Jim Bird is an American politician who served as a Republican member of the Utah House of Representatives for District 42 from 2007 to 2015.

==Background==
Bird was born January 16 in Salt Lake City, Utah. He works in the financial and insurance industry. Bird lives in West Jordan, Utah with his wife Tamra and three children. During the 2014 General Session Bird served on the House Business and Labor Committee as well as the House Economic Development and Workforce Services Committee.

===Elections===
- 2012 Bird was challenged but selected by the Republican convention for the November 6, 2012 General election with 10,600 votes.
- 2006 Bird challenged District 42 incumbent Republican Representative Peggy Wallace in the 2006 Republican Primary, winning by 25 votes with 1,004 votes (50.6%) and won the November 7, 2006 General election with 4,458 votes (58.7%) against Democratic nominee Norman Springer.

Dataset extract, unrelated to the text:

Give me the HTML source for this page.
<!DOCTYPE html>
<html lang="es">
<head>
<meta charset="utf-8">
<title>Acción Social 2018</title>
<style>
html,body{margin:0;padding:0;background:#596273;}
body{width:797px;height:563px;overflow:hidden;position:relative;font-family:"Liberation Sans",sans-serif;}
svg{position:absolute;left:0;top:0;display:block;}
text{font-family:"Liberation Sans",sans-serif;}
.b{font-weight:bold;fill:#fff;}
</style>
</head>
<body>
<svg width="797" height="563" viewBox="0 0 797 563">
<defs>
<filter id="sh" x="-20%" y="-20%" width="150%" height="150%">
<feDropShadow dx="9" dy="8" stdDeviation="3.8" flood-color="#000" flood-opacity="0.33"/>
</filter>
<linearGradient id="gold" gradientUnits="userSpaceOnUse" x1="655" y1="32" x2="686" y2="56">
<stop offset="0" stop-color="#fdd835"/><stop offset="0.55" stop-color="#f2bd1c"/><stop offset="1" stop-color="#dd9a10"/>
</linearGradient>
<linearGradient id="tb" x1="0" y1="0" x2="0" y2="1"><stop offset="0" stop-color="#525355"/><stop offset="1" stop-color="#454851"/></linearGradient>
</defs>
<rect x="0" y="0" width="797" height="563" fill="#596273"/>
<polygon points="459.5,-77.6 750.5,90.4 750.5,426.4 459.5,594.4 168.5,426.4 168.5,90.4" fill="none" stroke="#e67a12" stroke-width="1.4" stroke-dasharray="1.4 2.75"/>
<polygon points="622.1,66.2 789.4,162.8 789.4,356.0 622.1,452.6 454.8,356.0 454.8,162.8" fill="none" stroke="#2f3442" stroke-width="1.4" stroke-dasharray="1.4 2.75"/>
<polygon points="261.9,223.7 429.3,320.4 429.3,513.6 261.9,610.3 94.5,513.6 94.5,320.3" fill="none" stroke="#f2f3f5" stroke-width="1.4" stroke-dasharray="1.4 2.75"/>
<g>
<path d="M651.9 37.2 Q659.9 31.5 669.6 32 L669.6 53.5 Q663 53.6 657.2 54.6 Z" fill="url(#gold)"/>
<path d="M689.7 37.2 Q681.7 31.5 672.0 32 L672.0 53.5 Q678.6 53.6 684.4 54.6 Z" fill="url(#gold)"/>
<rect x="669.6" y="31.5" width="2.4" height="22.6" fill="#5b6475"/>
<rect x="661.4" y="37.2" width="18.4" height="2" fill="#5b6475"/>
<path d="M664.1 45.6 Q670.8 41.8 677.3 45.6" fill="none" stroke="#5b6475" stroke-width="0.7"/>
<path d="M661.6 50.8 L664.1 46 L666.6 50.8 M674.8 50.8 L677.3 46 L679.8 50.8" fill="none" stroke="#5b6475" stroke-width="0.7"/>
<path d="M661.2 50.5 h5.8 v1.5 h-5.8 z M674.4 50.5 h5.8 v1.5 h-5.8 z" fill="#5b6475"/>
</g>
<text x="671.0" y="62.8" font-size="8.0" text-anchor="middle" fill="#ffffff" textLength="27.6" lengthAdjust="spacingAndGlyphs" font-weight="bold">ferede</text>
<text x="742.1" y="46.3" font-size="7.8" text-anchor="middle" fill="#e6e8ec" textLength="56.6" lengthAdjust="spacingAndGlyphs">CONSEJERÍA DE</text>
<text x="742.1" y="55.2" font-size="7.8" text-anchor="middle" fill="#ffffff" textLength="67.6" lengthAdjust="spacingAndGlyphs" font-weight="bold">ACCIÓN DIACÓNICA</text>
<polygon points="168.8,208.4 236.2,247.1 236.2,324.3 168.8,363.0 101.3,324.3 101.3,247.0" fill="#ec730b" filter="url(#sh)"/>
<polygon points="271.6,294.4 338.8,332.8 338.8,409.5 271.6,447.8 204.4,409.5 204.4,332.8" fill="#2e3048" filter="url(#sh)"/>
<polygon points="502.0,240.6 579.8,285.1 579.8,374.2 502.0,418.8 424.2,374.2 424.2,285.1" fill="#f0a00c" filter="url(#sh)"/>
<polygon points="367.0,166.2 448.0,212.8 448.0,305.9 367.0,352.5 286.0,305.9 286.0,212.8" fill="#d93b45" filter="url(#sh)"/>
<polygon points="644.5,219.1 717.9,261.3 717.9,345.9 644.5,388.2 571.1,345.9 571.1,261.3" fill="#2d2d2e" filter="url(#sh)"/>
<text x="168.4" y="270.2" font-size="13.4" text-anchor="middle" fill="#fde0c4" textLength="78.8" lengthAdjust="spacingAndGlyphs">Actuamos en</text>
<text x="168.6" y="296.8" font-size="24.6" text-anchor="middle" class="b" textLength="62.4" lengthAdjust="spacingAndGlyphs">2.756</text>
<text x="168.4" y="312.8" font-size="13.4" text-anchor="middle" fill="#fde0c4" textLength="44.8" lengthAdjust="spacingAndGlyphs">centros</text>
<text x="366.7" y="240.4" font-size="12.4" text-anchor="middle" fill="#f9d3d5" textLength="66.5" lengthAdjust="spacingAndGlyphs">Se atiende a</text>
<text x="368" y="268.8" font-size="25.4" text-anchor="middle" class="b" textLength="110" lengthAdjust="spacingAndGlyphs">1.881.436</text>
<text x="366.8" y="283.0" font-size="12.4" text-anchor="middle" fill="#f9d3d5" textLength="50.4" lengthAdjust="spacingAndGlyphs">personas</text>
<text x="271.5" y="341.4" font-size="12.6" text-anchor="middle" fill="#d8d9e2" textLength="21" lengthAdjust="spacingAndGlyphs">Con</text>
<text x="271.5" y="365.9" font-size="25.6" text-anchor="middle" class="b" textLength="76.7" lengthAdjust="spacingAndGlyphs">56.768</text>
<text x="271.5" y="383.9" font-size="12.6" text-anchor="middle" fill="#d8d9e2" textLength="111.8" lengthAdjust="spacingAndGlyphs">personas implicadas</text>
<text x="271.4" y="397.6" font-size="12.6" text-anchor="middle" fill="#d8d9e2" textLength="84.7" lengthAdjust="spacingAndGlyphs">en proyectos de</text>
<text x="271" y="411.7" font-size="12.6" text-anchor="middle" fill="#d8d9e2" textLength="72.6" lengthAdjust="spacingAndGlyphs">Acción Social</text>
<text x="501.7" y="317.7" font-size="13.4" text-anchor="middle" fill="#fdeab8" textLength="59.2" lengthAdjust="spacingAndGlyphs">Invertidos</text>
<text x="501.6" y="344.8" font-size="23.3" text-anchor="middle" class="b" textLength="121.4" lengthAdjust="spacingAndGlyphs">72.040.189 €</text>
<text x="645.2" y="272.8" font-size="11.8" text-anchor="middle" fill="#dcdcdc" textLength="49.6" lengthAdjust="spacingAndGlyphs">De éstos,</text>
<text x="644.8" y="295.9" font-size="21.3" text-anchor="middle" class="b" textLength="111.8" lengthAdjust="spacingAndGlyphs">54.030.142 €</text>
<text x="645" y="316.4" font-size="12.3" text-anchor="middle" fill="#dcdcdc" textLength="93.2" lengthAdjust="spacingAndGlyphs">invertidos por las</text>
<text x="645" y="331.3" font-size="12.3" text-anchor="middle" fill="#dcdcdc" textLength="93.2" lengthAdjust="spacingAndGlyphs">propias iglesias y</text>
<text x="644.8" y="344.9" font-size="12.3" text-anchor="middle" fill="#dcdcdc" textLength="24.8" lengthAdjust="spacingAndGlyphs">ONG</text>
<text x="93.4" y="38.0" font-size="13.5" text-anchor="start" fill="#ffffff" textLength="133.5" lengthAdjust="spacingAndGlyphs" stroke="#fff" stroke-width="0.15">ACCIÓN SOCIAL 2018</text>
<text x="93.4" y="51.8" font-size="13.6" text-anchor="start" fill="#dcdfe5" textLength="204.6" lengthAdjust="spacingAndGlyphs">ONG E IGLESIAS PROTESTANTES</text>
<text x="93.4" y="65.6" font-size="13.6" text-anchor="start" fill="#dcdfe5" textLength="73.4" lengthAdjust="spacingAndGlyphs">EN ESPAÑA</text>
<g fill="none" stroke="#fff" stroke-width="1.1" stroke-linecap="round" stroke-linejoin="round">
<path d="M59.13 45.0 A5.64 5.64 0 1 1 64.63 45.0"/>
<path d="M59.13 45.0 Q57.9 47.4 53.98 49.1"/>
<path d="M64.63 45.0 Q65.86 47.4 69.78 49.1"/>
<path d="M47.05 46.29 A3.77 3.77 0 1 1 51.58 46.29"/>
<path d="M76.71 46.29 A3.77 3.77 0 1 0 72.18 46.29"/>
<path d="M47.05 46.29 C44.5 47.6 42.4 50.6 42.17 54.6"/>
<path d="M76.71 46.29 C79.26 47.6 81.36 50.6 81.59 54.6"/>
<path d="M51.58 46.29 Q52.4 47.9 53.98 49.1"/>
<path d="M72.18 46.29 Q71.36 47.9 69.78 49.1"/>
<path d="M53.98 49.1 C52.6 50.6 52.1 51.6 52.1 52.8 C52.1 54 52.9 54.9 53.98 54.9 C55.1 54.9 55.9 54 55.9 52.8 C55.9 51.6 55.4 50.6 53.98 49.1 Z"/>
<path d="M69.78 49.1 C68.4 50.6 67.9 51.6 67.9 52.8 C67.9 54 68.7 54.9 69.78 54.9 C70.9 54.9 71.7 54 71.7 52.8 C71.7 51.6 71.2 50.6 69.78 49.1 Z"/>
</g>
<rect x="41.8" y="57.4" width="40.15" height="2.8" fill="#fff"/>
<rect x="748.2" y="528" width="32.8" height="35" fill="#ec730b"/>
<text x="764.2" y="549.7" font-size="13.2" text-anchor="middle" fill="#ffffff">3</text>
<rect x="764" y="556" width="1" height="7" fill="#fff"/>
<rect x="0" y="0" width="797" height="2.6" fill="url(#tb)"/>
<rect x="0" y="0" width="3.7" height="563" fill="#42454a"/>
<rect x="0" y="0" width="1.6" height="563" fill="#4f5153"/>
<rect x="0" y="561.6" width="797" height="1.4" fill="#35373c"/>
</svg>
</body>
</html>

- 2008 Bird had three challengers including former Representative Wallace; the Republican convention selected Bird for the November 4, 2008 General election, which Bird won with 9,686 votes (66.1%) against Democratic nominee Nathan Gedge.
- 2010 Bird was challenged but selected by the Republican convention and was unopposed for the November 2, 2010 General election, winning with 8,035 votes.